There is the element of choice in matters of forgiveness: choice in the dispensing and receiving of forgiveness; choice also in requesting forgiveness. If forgiveness may be rejected, if it is up to the trespasser to accept or not accept forgiveness, it is also up to that actor to ask forgiveness. That is the process we find in several scriptures. For example, in the Genesis 50:17 account, the brothers of Joseph asked for it; they said something; they “spake” something, then it was reciprocally dispensed to them in the language of tears.
So shall ye SAY unto Joseph, Forgive, I pray thee now, THE trespass of thy brethren, and their sin; for they did unto thee evil: and now, we pray thee, forgive the trespass of the servants of the God of thy father. And Joseph wept when THEY SPAKE unto him (Genesis 50:17).
In the New Testament also, we find the same truth about the place of confession in obtaining forgiveness. According to Apostle John,
IF we CONFESS our sins, he is faithful and just to FORGIVE us our sins, and to CLEANSE us from all unrighteousness (1 John 1:9).
If, according to 1 John 1:9, it takes confession to obtain forgiveness, the logical implication is that ‘if’ one does not confess their sin, they cannot receiveforgiveness for it. Also, if what one chooses to confess is their righteousness or their ‘points’ rather than their sins, they might win a case but lose forgiveness. Worse still when what they choose to ‘confess’ is the other person’s fault rather than theirs.
Therapeutic though it is, confession of sin is an implicit admission of guilt, which is why someone might never wish to say they are sorry, because they never agree that they ever do anything wrong. That is fettering pride. Unfortunately, by the same arrogant spirit that would not let them admit a fault and pursue peace, they also disqualify themselves from receiving forgiveness from Heaven (Matthew 6:12, 14). Such people maintain before God a constantly swelling file of transgressions that would never be cleared despite the numberless ‘confessions’ they make to God and to priests, more out of a sense of religious than righteous duty (Mark 11:26).

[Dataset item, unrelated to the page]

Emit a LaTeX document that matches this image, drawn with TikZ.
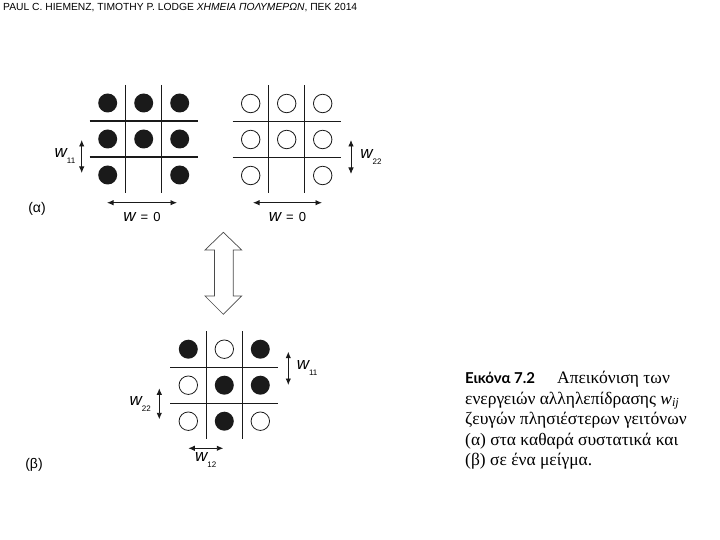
\documentclass[tikz,border=0pt]{standalone}
\usepackage{fontspec}
\setmainfont{Liberation Serif}
\newfontfamily\labelfont{Liberation Sans}
\newfontfamily\capfont{Lato}
\usetikzlibrary{arrows.meta, positioning}
\definecolor{inkblack}{HTML}{1A1A1A}
\definecolor{outlinegray}{HTML}{4A4A4A}
\tikzstyle{gridline} = [line width=1.1pt, draw=inkblack]
\tikzstyle{blackdot} = [circle, minimum size=19pt, inner sep=0pt, outer sep=0pt, fill=inkblack]
\tikzstyle{whitedot} = [circle, minimum size=18.5pt, inner sep=0pt, outer sep=0pt, draw=inkblack, line width=0.8pt]
\tikzstyle{dimarrow} = [line width=0.9pt, draw=inkblack, {Latex[length=6.5pt,width=5.5pt]}-{Latex[length=6.5pt,width=5.5pt]}]
\tikzstyle{wlabel} = [inner sep=0pt, font=\labelfont\fontsize{13}{15}\selectfont]
\newcommand{\wletter}{{\fontsize{17}{17}\selectfont\itshape w}}
\newcommand{\wsub}[1]{\wletter\raisebox{-6pt}{\fontsize{8}{9}\selectfont #1}}

\begin{document}
\begin{tikzpicture}[x=1pt, y=-1pt]
    \useasboundingbox (0,0) rectangle (720,540);

    % Header
    \node[anchor=west, inner sep=0pt, font=\labelfont\fontsize{10.3}{12}\selectfont] (header) at (3,8) {PAUL C. HIEMENZ, TIMOTHY P. LODGE {\itshape ΧΗΜΕΙΑ ΠΟΛΥΜΕΡΩΝ}, ΠΕΚ 2014};

    % Grid A: pure component 1
    \draw[gridline] (125.7,85) -- (125.7,193);
    \draw[gridline] (161.7,85) -- (161.7,193);
    \draw[gridline] (89.7,121) -- (197.7,121);
    \draw[gridline] (89.7,157) -- (197.7,157);
    \node[blackdot] (a11) at (107.7,103) {};
    \node[blackdot, right=17pt of a11] (a12) {};
    \node[blackdot, right=17pt of a12] (a13) {};
    \node[blackdot, below=17pt of a11] (a21) {};
    \node[blackdot, right=17pt of a21] (a22) {};
    \node[blackdot, right=17pt of a22] (a23) {};
    \node[blackdot, below=17pt of a21] (a31) {};
    \node[blackdot, right=53pt of a31] (a33) {};

    % Grid B: pure component 2
    \draw[gridline] (268.7,85.5) -- (268.7,193.5);
    \draw[gridline] (304.7,85.5) -- (304.7,193.5);
    \draw[gridline] (232.7,121.5) -- (340.7,121.5);
    \draw[gridline] (232.7,157.5) -- (340.7,157.5);
    \node[whitedot] (b11) at (250.7,103.5) {};
    \node[whitedot, right=17.5pt of b11] (b12) {};
    \node[whitedot, right=17.5pt of b12] (b13) {};
    \node[whitedot, below=17.5pt of b11] (b21) {};
    \node[whitedot, right=17.5pt of b21] (b22) {};
    \node[whitedot, right=17.5pt of b22] (b23) {};
    \node[whitedot, below=17.5pt of b21] (b31) {};
    \node[whitedot, right=53.5pt of b31] (b33) {};

    % Grid C: mixture
    \draw[gridline] (206.3,331.2) -- (206.3,439.2);
    \draw[gridline] (242.3,331.2) -- (242.3,439.2);
    \draw[gridline] (170.3,367.2) -- (278.3,367.2);
    \draw[gridline] (170.3,403.2) -- (278.3,403.2);
    \node[blackdot] (c11) at (188.3,349.2) {};
    \node[whitedot] (c12) at (224.3,349.2) {};
    \node[blackdot] (c13) at (260.3,349.2) {};
    \node[whitedot] (c21) at (188.3,385.2) {};
    \node[blackdot] (c22) at (224.3,385.2) {};
    \node[blackdot] (c23) at (260.3,385.2) {};
    \node[whitedot] (c31) at (188.3,421.2) {};
    \node[blackdot] (c32) at (224.3,421.2) {};
    \node[whitedot] (c33) at (260.3,421.2) {};

    % Interaction spans
    \coordinate (aw11top) at (81.7,140);
    \coordinate (aw11bot) at (81.7,173);
    \coordinate (aw0left) at (107,202.7);
    \coordinate (aw0right) at (177,202.7);
    \coordinate (bw22top) at (351,140);
    \coordinate (bw22bot) at (351,174);
    \coordinate (bw0left) at (253,202.7);
    \coordinate (bw0right) at (322,202.7);
    \coordinate (cw11top) at (288.3,351.7);
    \coordinate (cw11bot) at (288.3,385);
    \coordinate (cw22top) at (159.3,388.3);
    \coordinate (cw22bot) at (159.3,419.3);
    \coordinate (cw12left) at (188.3,448.3);
    \coordinate (cw12right) at (223.3,448.3);
    \draw[dimarrow] (aw11top) -- node[wlabel, left=6pt] {\wsub{11}} (aw11bot);
    \draw[dimarrow] (aw0left) -- node[wlabel, below=9pt] {\wletter\hspace{5pt}=\hspace{5pt}0} (aw0right);
    \draw[dimarrow] (bw22top) -- node[wlabel, right=9pt] {\wsub{22}} (bw22bot);
    \draw[dimarrow] (bw0left) -- node[wlabel, below=9pt] {\wletter\hspace{5pt}=\hspace{5pt}0} (bw0right);
    \draw[dimarrow] (cw11top) -- node[wlabel, right=8pt] {\wsub{11}} (cw11bot);
    \draw[dimarrow] (cw22top) -- node[wlabel, left=8pt] {\wsub{22}} (cw22bot);
    \draw[dimarrow] (cw12left) -- node[wlabel, below=4pt] {\wsub{12}} (cw12right);

    % Panel letters
    \node[font=\labelfont\fontsize{14}{16}\selectfont, inner sep=0pt] (alpha) at (37,209) {(α)};
    \node[font=\labelfont\fontsize{14}{16}\selectfont, inner sep=0pt] (beta) at (34,465) {(β)};

    % Double arrow between the panels
    \draw[outlinegray, line width=0.7pt] (223.3,232.3) -- (241.7,250) -- (233.3,250) -- (233.3,296) -- (241.7,296)
        -- (223.3,314.3) -- (205,296) -- (214.5,296) -- (214.5,250) -- (205,250) -- cycle;

    % Caption
    \node[anchor=north west, align=left, inner sep=0pt, font=\fontsize{17.5}{20.5}\selectfont] (caption) at (465,371)
        {{\capfont\bfseries\fontsize{15}{20.5}\selectfont Εικόνα 7.2}\hspace{22pt}Απεικόνιση των\\
         ενεργειών αλληλεπίδρασης {\itshape w}\textsubscript{\itshape ij}\\
         ζευγών πλησιέστερων γειτόνων\\
         (α) στα καθαρά συστατικά και\\
         (β) σε ένα μείγμα.};
\end{tikzpicture}
\end{document}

Confession says, “I committed this trespass against you. I am sorry about it. Please, forgive me.” It does not excuse itself. True confession does not just say, “I apologise for everything.” ‘Everything’ is nothing. Nobody is offended by ‘everything’ or by ‘whatever,’ but by a specific act or the omission of it. Sometimes, such generalized apology for ‘everything’ or for ‘whatever I did’ is merely pride eloquently disguised as penitence. True confession for sin or application for forgiveness would clearly admit guilt; it would say who was wronged and who was the wrongdoer.
Forgiveness is requested, it is not demanded. One does not say, “But I have been begging him since and he doesn’t want to forgive. After all, is he god that I should be begging him over this very small matter?” ForGIVEness should be a gift, not an extortion. Penitence is deeper than the words of confession by which one ‘applies’ for forgiveness. If confession has no root in a repentant heart, if it is only as deep as the tongue, then it had been mere religious or ceremonial oration, which could be very offensive to the sensitive soul, and might do worse damage than before.